¡La que has liado con el regalo! me dice ‘Vivi’ García Velasco. Pero Victoria, mujer, yo sólo te regalé una hogaza de pan—contesto—. Y ella a sus 86 años, sonríe divertida.
Y es que hace algunos días, nos encontrábamos para tomar un caldo y charlar de la intrahistoria de San Rafael, de su padre, el panadero Avelino, y de aquellos obradores segovianos iluminados con bombillas de 125 vatios.
Quise llevar una hogaza de corteza crujiente, de miga cocida y esponjosa que rememorase su tiempo de tahona castellana de aquellas que impregnaban el aire con olor a bollo y atizaban sus hornos con el alma de la jara.
Siempre he pensado que el mejor regalo está en la sencillez. Tal vez por eso sigo aquella máxima que dice que el regalo está en el ánimo de quien lo hace y en la gratitud de quien lo recibe y no en el valor de lo que entrega. Y cumplo con una hogaza de pan. En no pocas ocasiones es lo que llevo cuando me invitan a una casa; en otras acudo a alimentos que guardan el mismo simbolismo que tiene en pan: aceite, sal, vino… Bien. El alma también se aviva con las cosas sencillas.
Victoria, sube una foto de la hogaza a las redes sociales y… ¡oh! la magia que dormita entre los recuerdos se despierta llenándose de comentarios, de sentimientos y emociones, de sensaciones que recuerdan a la tahona del pueblo calentada por el horno, al olor a humo, al madrugón de panadero, a manos blancas enharinadas, a masa fermentándose y tapada por una sábana blanca, a agua de pozo y levadura, a leña para atizar el fuego, al calor y al olor del pan artesano recién hecho que impregna nuestro recuerdo de infancia; al pedazo de chusco caliente que nos daba nuestra madre. Al crujir de la corteza horneada, a aguaderas y a alforja. Al hollín quemado del tocón de la jara que quedaba impregnado en la corteza de pan y que las manos de Avelino, su padre, limpiaba con la tela de un saco de arpillera para dar lustre al producto.
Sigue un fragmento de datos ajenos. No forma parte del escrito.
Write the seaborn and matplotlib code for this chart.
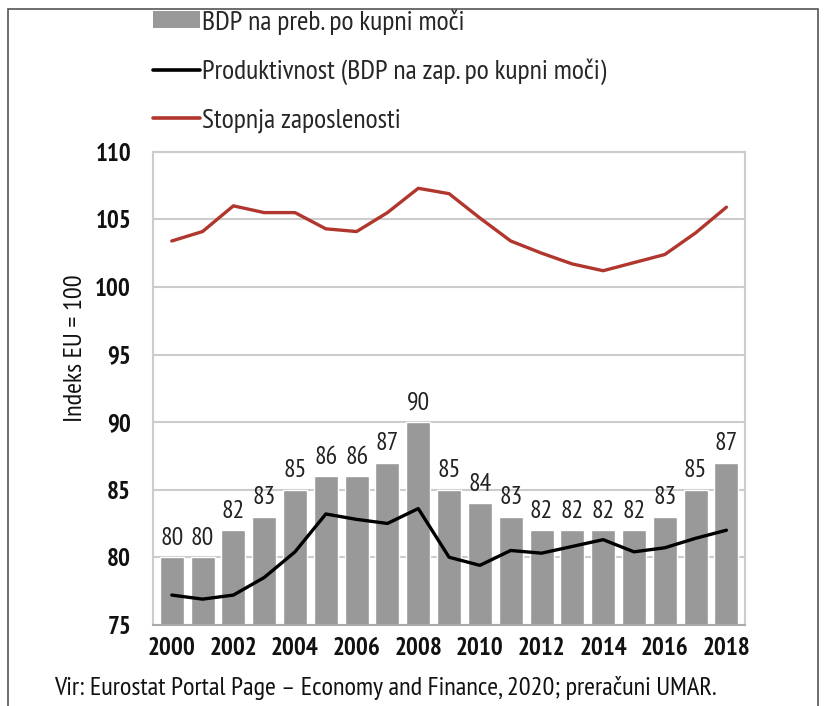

Y Victoria ríe cuando recuerda pedalear a toda velocidad por la carretera de Segovia en el incansable vaivén de su bicicleta desde el apeadero del tren de San Rafael, gritando, al ver bajar a los inspectores de abastos: “¡Qué vienen a denunciar! ¡Vienen a denunciar!”. Y todos corrían a esconder entre las gavillas el excedente de pan para evitar males mayores. El hambre no entiende leyes. Era la época del estraperlo alimenticio, de una sociedad con el marchamo de las cartillas de racionamiento y la penuria macerada en la generosidad de la lista interminable de productos fiados apuntada en un libro de tapas negras.
El aspecto del pan de otrora tal vez se parezca mucho al pan actual, pero estoy convencido de que en aquella sociedad su sabor era distinto; sabía mejor, más bueno, porque la miseria era el ingrediente secreto que sobrevolaba aquella postguerra mejorando el sentido del gusto. Ya se sabe que “a buen hambre no hay pan duro”. Y es que el pan—el nuestro de cada día— es símbolo de alimento espiritual y fecundidad en las principales religiones. Y tal vez por eso era el premio terrenal que alegraba el estómago y el alma. Sea como fuere, es un regalo que yo sigo ofreciendo para que hoy Vivi, mi amiga, continúe sonriendo con sus recuerdos de niñez mientas que los camparte conmigo. Eran tiempos de tahona de pueblo, de pan, estraperlo y miseria.